Geoffrey Hinton, often dubbed the "Godfather of AI," cautioned about the potential for AI-driven machines to surpass human control during a recent interview on CBS' "60 Minutes."


Hinton, 75, highlighted the speed at which AI technology is advancing, suggesting it could surpass human intelligence within half a decade. This rapid evolution could result in AI systems being uncontrollable if they start self-modifying through their own coding.


Acknowledged for his pioneering contributions to AI and deep learning with the 2018 Turing Award, Hinton recently resigned from his role as a vice president and engineering fellow at Google. This move was to openly discuss the risks associated with AI without corporate restrictions.


He remarked that the underlying mechanics of today's AI systems remain enigmatic even to their creators. Echoing this sentiment, Google CEO Sundar Pichai alluded to the AI "black box" dilemma earlier this year.
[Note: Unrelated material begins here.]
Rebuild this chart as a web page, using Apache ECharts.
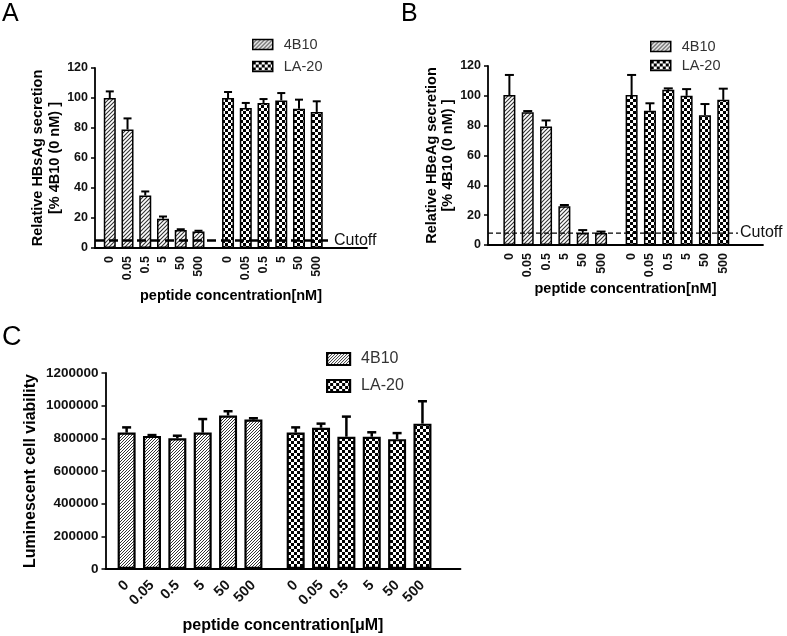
<!DOCTYPE html>
<html><head><meta charset="utf-8">
<script src="https://cdn.jsdelivr.net/npm/echarts@6/dist/echarts.min.js"></script>
<style>html,body{margin:0;padding:0;background:#fff}#c{width:787px;height:636px}</style>
</head><body><div id="c"></div>
<script>
// ---------- data ----------
const concLabels = ['0', '0.05', '0.5', '5', '50', '500'];
const seriesNames = ['4B10', 'LA-20'];

const hbsag4B10 = [100, 79, 35, 19.5, 12, 11];
const hbsag4B10Err = [4.4, 7.4, 2.7, 1.5, 0.5, 0.5];
const hbsagLA20 = [100, 93.3, 96.7, 98.4, 92.9, 90.7];
const hbsagLA20Err = [4, 3.4, 2.6, 4.9, 6, 7.1];
const hbsagCutoff = 5;

const hbeag4B10 = [100.5, 89, 79.5, 26, 8, 8];
const hbeag4B10Err = [13.5, 0.8, 4, 0.8, 2, 1];
const hbeagLA20 = [100.5, 90, 104, 100, 87, 97.3];
const hbeagLA20Err = [13.5, 5, 1, 4.5, 7.5, 7.5];
const hbeagCutoff = 8;

const viab4B10 = [835000, 815000, 800000, 835000, 940000, 915000];
const viab4B10Err = [32000, 5000, 16000, 83000, 26000, 8000];
const viabLA20 = [835000, 865000, 810000, 810000, 795000, 890000];
const viabLA20Err = [32000, 25000, 123000, 27000, 37000, 137000];

const pctAxis = { min: 0, max: 120, interval: 20 };
const viabAxis = { min: 0, max: 1200000, interval: 200000 };

// ---------- patterns ----------
function hatch(size, color, lw) {
  const c = document.createElement('canvas'); c.width = c.height = size;
  const x = c.getContext('2d');
  x.fillStyle = '#fff'; x.fillRect(0, 0, size, size);
  x.strokeStyle = color; x.lineWidth = lw; x.beginPath();
  x.moveTo(-1, size + 1); x.lineTo(size + 1, -1);
  x.moveTo(-1, 1); x.lineTo(1, -1);
  x.moveTo(size - 1, size + 1); x.lineTo(size + 1, size - 1);
  x.stroke();
  return { image: c, repeat: 'repeat' };
}
function checker(cell) {
  const c = document.createElement('canvas'); c.width = c.height = cell * 2;
  const x = c.getContext('2d');
  x.fillStyle = '#fff'; x.fillRect(0, 0, cell * 2, cell * 2);
  x.fillStyle = '#000'; x.fillRect(0, 0, cell, cell); x.fillRect(cell, cell, cell, cell);
  return { image: c, repeat: 'repeat' };
}
const hatchAB = hatch(4, '#333', 1.1);
const hatchC = hatch(3, '#333', 1);
const checkAB = checker(3);
const checkC = checker(3);

const FONT = 'Liberation Sans, Arial, Helvetica, sans-serif';

// ---------- panels ----------
const panels = [
  { g: { left: 95, top: 68, width: 272, height: 180 }, lead: 2, total: 46, vals: [hbsag4B10, hbsagLA20], errs: [hbsag4B10Err, hbsagLA20Err],
    cutoff: hbsagCutoff, cut: { lw: 2.5, dash: [9, 5], textOff: -33 }, yRange: pctAxis,
    yName: 'Relative HBsAg secretion\n[% 4B10 (0 nM) ]', yGap: 32, yLH: 17, xName: 'peptide concentration[nM]', xGap: 40,
    barW: 12, capW: 8, elw: 2, bw: 1.5, fills: [hatchAB, checkAB], rot: 90, fs: 12.5, yfs: 12.5, lm: 8, nameFs: 14.5,
    legend: { left: 252, top: 37, iw: 20, ih: 10, gap: 7, fs: 14.5 } },
  { g: { left: 488, top: 66, width: 275, height: 179 }, lead: 3, total: 45, vals: [hbeag4B10, hbeagLA20], errs: [hbeag4B10Err, hbeagLA20Err],
    cutoff: hbeagCutoff, cut: { lw: 1.3, dash: [5, 3], textOff: -23 }, yRange: pctAxis,
    yName: 'Relative HBeAg secretion\n[% 4B10 (0 nM) ]', yGap: 27, yLH: 16, xName: 'peptide concentration[nM]', xGap: 34,
    barW: 12, capW: 9, elw: 2, bw: 1.5, fills: [hatchAB, checkAB], rot: 90, fs: 12.5, yfs: 12.5, lm: 8, nameFs: 14.5,
    legend: { left: 650, top: 39, iw: 20, ih: 10, gap: 4, fs: 14.5 } },
  { g: { left: 105.5, top: 373, width: 355, height: 196 }, lead: 2, total: 42, vals: [viab4B10, viabLA20], errs: [viab4B10Err, viabLA20Err],
    cutoff: null, yRange: viabAxis,
    yName: 'Luminescent cell viability', yGap: 66, yLH: 18, xName: 'peptide concentration[\u03bcM]', xGap: 49,
    barW: 18, capW: 9, elw: 2.5, bw: 2.2, fills: [hatchC, checkC], rot: 45, fs: 14.5, yfs: 13.5, lm: 14, nameFs: 16,
    legend: { left: 326, top: 351, iw: 23, ih: 12, gap: 11, fs: 16 } }
];

const option = {
  animation: false,
  textStyle: { fontFamily: FONT },
  grid: [], xAxis: [], yAxis: [], series: [], legend: [],
  graphic: [
    { type: 'text', left: 2, top: 2, style: { text: 'A', font: '25px ' + FONT, fill: '#000' } },
    { type: 'text', left: 401, top: 2, style: { text: 'B', font: '25px ' + FONT, fill: '#000' } },
    { type: 'text', left: 2, top: 324, style: { text: 'C', font: '27px ' + FONT, fill: '#000' } }
  ]
};

panels.forEach((p, k) => {
  const slots = [
    concLabels.map((_, i) => p.lead + 3 * i),
    concLabels.map((_, i) => p.lead + 20 + 3 * i)
  ];
  const slotSet = new Set(slots[0].concat(slots[1]));
  const cats = new Array(p.total).fill('');
  slots.forEach(s => s.forEach((idx, i) => { cats[idx] = concLabels[i]; }));

  option.grid.push(Object.assign({ containLabel: false }, p.g));
  option.xAxis.push({
    type: 'category', gridIndex: k, data: cats,
    name: p.xName, nameLocation: 'middle', nameGap: p.xGap,
    nameTextStyle: { fontWeight: 'bold', fontSize: p.nameFs, color: '#000' },
    axisLine: { lineStyle: { color: '#000', width: 1.8 } },
    axisTick: { alignWithLabel: true, length: 4, interval: (i) => slotSet.has(i), lineStyle: { color: '#000', width: 1.5 } },
    axisLabel: { interval: 0, rotate: p.rot, margin: p.lm, fontWeight: 'bold', fontSize: p.fs, color: '#111' },
    splitLine: { show: false }
  });
  option.yAxis.push({
    type: 'value', gridIndex: k, min: p.yRange.min, max: p.yRange.max, interval: p.yRange.interval,
    name: p.yName, nameLocation: 'middle', nameGap: p.yGap,
    nameTextStyle: { fontWeight: 'bold', fontSize: p.nameFs, color: '#000', lineHeight: p.yLH },
    axisLine: { show: true, lineStyle: { color: '#000', width: 1.8 } },
    axisTick: { show: true, length: 4, lineStyle: { color: '#000', width: 1.5 } },
    axisLabel: { margin: 7, fontWeight: 'bold', fontSize: p.yfs, color: '#111', formatter: v => String(v) },
    splitLine: { show: false }
  });

  seriesNames.forEach((nm, j) => {
    const data = new Array(p.total).fill('-');
    slots[j].forEach((idx, i) => { data[idx] = p.vals[j][i]; });
    option.series.push({
      type: 'bar', name: nm, xAxisIndex: k, yAxisIndex: k, data,
      barWidth: p.barW, barGap: '-100%',
      itemStyle: { color: p.fills[j], borderColor: '#000', borderWidth: p.bw },
      emphasis: { disabled: true }, z: 2
    });
    option.series.push({
      type: 'custom', name: nm + ' error', xAxisIndex: k, yAxisIndex: k, z: 5, silent: true,
      data: slots[j].map((idx, i) => [idx, p.vals[j][i], p.errs[j][i]]),
      encode: { x: 0, y: 1 },
      renderItem: (params, api) => {
        const a = api.coord([api.value(0), api.value(1)]);
        const b = api.coord([api.value(0), api.value(1) + api.value(2)]);
        const st = { stroke: '#000', lineWidth: p.elw };
        return { type: 'group', children: [
          { type: 'line', shape: { x1: a[0], y1: a[1], x2: b[0], y2: b[1] }, style: st },
          { type: 'line', shape: { x1: b[0] - p.capW / 2, y1: b[1], x2: b[0] + p.capW / 2, y2: b[1] }, style: st }
        ] };
      }
    });
  });

  if (p.cutoff != null) {
    option.series.push({
      type: 'custom', name: 'Cutoff', xAxisIndex: k, yAxisIndex: k, z: 6, silent: true,
      data: [[0, p.cutoff]], encode: { x: 0, y: 1 },
      renderItem: (params, api) => {
        const cs = params.coordSys;
        const y = api.coord([0, api.value(1)])[1];
        const tx = cs.x + cs.width + p.cut.textOff;
        return { type: 'group', children: [
          { type: 'line', shape: { x1: cs.x, y1: y, x2: tx - 2, y2: y }, style: { stroke: '#000', lineWidth: p.cut.lw, lineDash: p.cut.dash } },
          { type: 'text', x: tx, y: y, style: { text: 'Cutoff', font: '16px ' + FONT, fill: '#111', verticalAlign: 'middle', align: 'left' } }
        ] };
      }
    });
  }

  const L = p.legend;
  option.legend.push({
    orient: 'vertical', left: L.left, top: L.top, padding: 0, itemGap: L.gap,
    itemWidth: L.iw, itemHeight: L.ih, icon: 'rect', selectedMode: false,
    textStyle: { fontSize: L.fs, color: '#333', padding: [0, 0, 0, 6] },
    data: seriesNames.map((nm, j) => ({ name: nm, itemStyle: { color: p.fills[j], borderColor: '#000', borderWidth: p.bw } }))
  });
});

const chart = echarts.init(document.getElementById('c'), null, { renderer: 'canvas' });
chart.setOption(option);
</script>
</body></html>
Explaining further, Hinton said AI algorithms extract insights from vast data sources like the internet, forming intricate neural networks. "These networks excel in performing tasks, but the exact methodology remains elusive," he noted.


Contrary to Hinton's apprehension, other AI stalwarts, like Yann LeCun, another Turing Award recipient, believe humans can always counter any technological threat.


Hinton underscored the positive impacts of AI, especially in sectors like healthcare. However, he also pointed out the rise of AI-fueled disinformation online. He championed increased research into AI's workings, establishment of governmental checks, and global restrictions on AI-infused military machines.


At a recent discussion in Capitol Hill, influential figures like Pichai, Elon Musk, OpenAI’s Sam Altman, and Meta’s Mark Zuckerberg, weighed in on the balance between innovation and regulation.


Hinton emphasized the urgency of establishing robust AI regulations. He believes humanity stands at a crossroads, urging tech and political leaders to tread carefully. "The future is awash with uncertainty," Hinton concluded.